My first trip around the research dance floor was as a legal investigator. I spent my days talking to people about their lives, thinking deeply about their stories, and helping them build paths to new beginnings.
In the Peace Corps I found myself mapping community resources, talking to stakeholders, and leading community meetings to identify the right problems to solve.
I like helping people break down big, gnarly problems into digestible chunks and then reassembling them into new options. That’s probably why I’ve worked in all types of organizations – from five to 500 people, from start-ups to the globally scaled.
Being the child of educators is probably what compelled me to pick up two graduate degrees in qualitative research along the way. I also just really, really want to know.

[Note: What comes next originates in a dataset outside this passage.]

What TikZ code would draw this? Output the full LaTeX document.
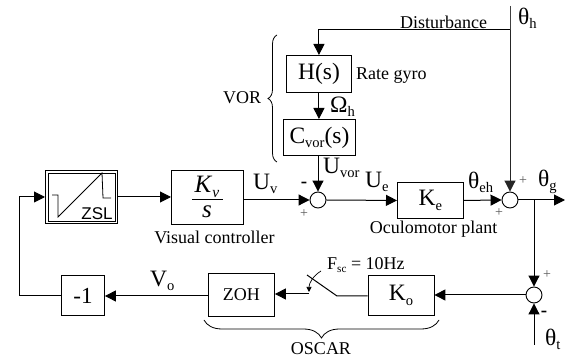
\documentclass[tikz,border=0pt]{standalone}
\usepackage{fontspec}
\setmainfont{Liberation Serif}
\newfontfamily\zslfont{Liberation Sans}
\usetikzlibrary{arrows.meta,decorations.pathreplacing,calc}
\newcommand{\subx}[1]{\raisebox{-0.18em}{\scalebox{0.62}{#1}}}
\tikzset{
  blk/.style={draw,line width=0.9pt,inner sep=0pt,anchor=north west},
  sumn/.style={draw,circle,line width=0.9pt,inner sep=0pt,minimum size=16pt},
  conn/.style={line width=1pt,-{Triangle[length=11pt,width=11pt]}},
  plain/.style={line width=1pt},
  big/.style={font=\fontsize{23.5}{23.5}\selectfont,inner sep=0pt},
  mid/.style={font=\fontsize{18}{18}\selectfont,inner sep=0pt},
  sgn/.style={font=\fontsize{14}{14}\selectfont,inner sep=0pt,text=black!65},
  minus/.style={font=\bfseries\fontsize{19}{19}\selectfont,inner sep=0pt},
  curly/.style={decorate,line width=0.8pt}
}
\begin{document}
\begin{tikzpicture}[x=1pt,y=-1pt]
\useasboundingbox (0,0) rectangle (566,358);
% blocks
\node[blk,minimum width=72pt,minimum height=53pt] (zsl) at (45,170) {};
\node[draw,line width=0.8pt,minimum width=67pt,minimum height=48pt,inner sep=0pt] (zslin) at (zsl.center) {};
\node[font=\zslfont\fontsize{17}{17}\selectfont,inner sep=0pt] (zsltxt) at (97,214) {ZSL};
\draw[line width=0.8pt] (52,195) -- (58,195) -- (58,217) -- (102,173) -- (103,198) -- (111,198);
\node[blk,minimum width=72pt,minimum height=54pt] (kv) at (171,170) {};
\node[inner sep=0pt,font=\fontsize{25}{25}\selectfont] (kvn) at (207,187) {\textit{K}\subx{\textit{v}}};
\node[inner sep=0pt,font=\fontsize{25}{25}\selectfont] (kvd) at (207,212) {\textit{s}};
\draw[line width=0.9pt] (192,199) -- (223,199);
\node[blk,big,minimum width=65pt,minimum height=37pt] (h) at (286,55) {H(s)};
\node[blk,big,minimum width=72pt,minimum height=36pt] (c) at (283,119) {C\subx{vor}(s)};
\node[blk,big,minimum width=66pt,minimum height=36pt] (ke) at (397,182) {K\subx{e}};
\node[blk,mid,minimum width=43pt,minimum height=40pt] (neg) at (61,275) {\fontsize{23}{23}\selectfont -1};
\node[blk,mid,minimum width=66pt,minimum height=43pt] (zoh) at (208,273) {ZOH};
\node[blk,big,minimum width=66pt,minimum height=40pt] (ko) at (367.5,275) {K\subx{o}};
% summing junctions
\node[sumn] (s1) at (318,200) {};
\node[sumn] (s2) at (510,200) {};
\node[sumn] (s3) at (534,295) {};
% free ends
\coordinate (thtop) at (510,6);
\coordinate (thknee) at (510,30);
\coordinate (hknee) at (h.north |- thknee);
\coordinate (gout) at (565,200);
\coordinate (gbr) at (534,200);
\coordinate (ttend) at (534,345);
\coordinate (fbk) at (19,296);
\coordinate (fbt) at (19,197);
\coordinate (swa) at (337,296);
\coordinate (swb) at (307,275);
\coordinate (swc) at (309,294);
% connectors
\draw[plain,black!75] (thtop) -- (thknee);
\draw[conn] (thknee) -- (hknee) -- (h.north);
\draw[conn] (h.south) -- (h.south |- c.north);
\draw[conn] (c.south -| s1.north) -- (s1.north);
\draw[conn] (zsl.east |- fbt) -- (kv.west |- fbt);
\draw[conn] (kv.east |- s1.west) -- (s1.west);
\draw[conn] (s1.east) -- (ke.west);
\draw[conn] (ke.east) -- (s2.west);
\draw[conn,black!85] (thknee) -- (s2.north);
\draw[conn] (s2.east) -- (gout);
\draw[conn] (gbr) -- (s3.north);
\draw[conn] (ttend) -- (s3.south);
\draw[conn] (s3.west) -- (ko.east |- s3.west);
\draw[plain] (ko.west |- swa) -- (swa) -- (swb);
\draw[conn] (swc) -- (zoh.east |- swc);
\draw[conn] (zoh.west |- fbk) -- (neg.east |- fbk);
\draw[conn] (neg.west |- fbk) -- (fbk) -- (fbt) -- (zsl.west |- fbt);
\draw[line width=0.7pt,-{Triangle[length=5pt,width=5pt]}] (321,271) .. controls (313,276) and (309,283) .. (309,292);
% braces
\draw[curly,decoration={brace,mirror,amplitude=9pt,aspect=0.5}] (277,35) -- (277,162);
\draw[curly,decoration={brace,mirror,amplitude=18pt,aspect=0.5}] (204,320) -- (439,320);
% labels
\node[mid,anchor=west] (ldist) at (400,22) {Disturbance};
\node[big,anchor=west] (lth) at (518,18) {θ\subx{h}};
\node[mid,anchor=west] (lrg) at (356,76) {Rate gyro};
\node[mid,anchor=west] (lvor) at (223,98) {VOR};
\node[big,anchor=west] (lom) at (330,107) {Ω\subx{h}};
\node[big,anchor=west] (luv) at (323,168) {U\subx{vor}};
\node[big,anchor=west] (luv2) at (253,184) {U\subx{v}};
\node[big,anchor=west] (lue) at (365,182) {U\subx{e}};
\node[big,anchor=west] (lte) at (468,182) {θ\subx{eh}};
\node[big,anchor=west] (ltg) at (538,182) {θ\subx{g}};
\node[big,anchor=west] (lvo) at (150,281) {V\subx{o}};
\node[mid,anchor=west] (lf) at (327,265) {F\subx{sc} = 10Hz};
\node[big,anchor=west] (ltt) at (545,339) {θ\subx{t}};
\node[mid] (lvc) at (214.5,237) {Visual controller};
\node[mid] (lop) at (433.5,229) {Oculomotor plant};
\node[mid] (los) at (321,349) {OSCAR};
% signs
\node[sgn] (p1) at (304,214) {+};
\node[minus] (m1) at (304,185) {-};
\node[sgn] (p2) at (523,181) {+};
\node[sgn] (p3) at (499,213) {+};
\node[sgn] (p4) at (547,275) {+};
\node[minus] (m2) at (544,314) {-};
\end{tikzpicture}
\end{document}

In fact, asking why might be my middle name.
To me research is about understanding how people go about their lives in the world as it is today, internalizing that knowledge, and then using it to work with them to add to their well-being, their dignity, and their experience of the human condition.
Before coming clean and admitting that research is my true love, I trained hundreds of teachers to navigate the teenage mind, ran two ESL schools, flipped a lot of burgers, served a bunch of coffee, rode the streets of DC and San Francisco as a bike messenger, traveled to over 25 countries, and ran one marathon. It’s that last .2 that’s the killer!
At work? I love being a part of close-knit teams where people work hard, share ideas, achieve together, and laugh at the absurdity of life every day.
The ride isn't always what I expected, but I just keep hanging on.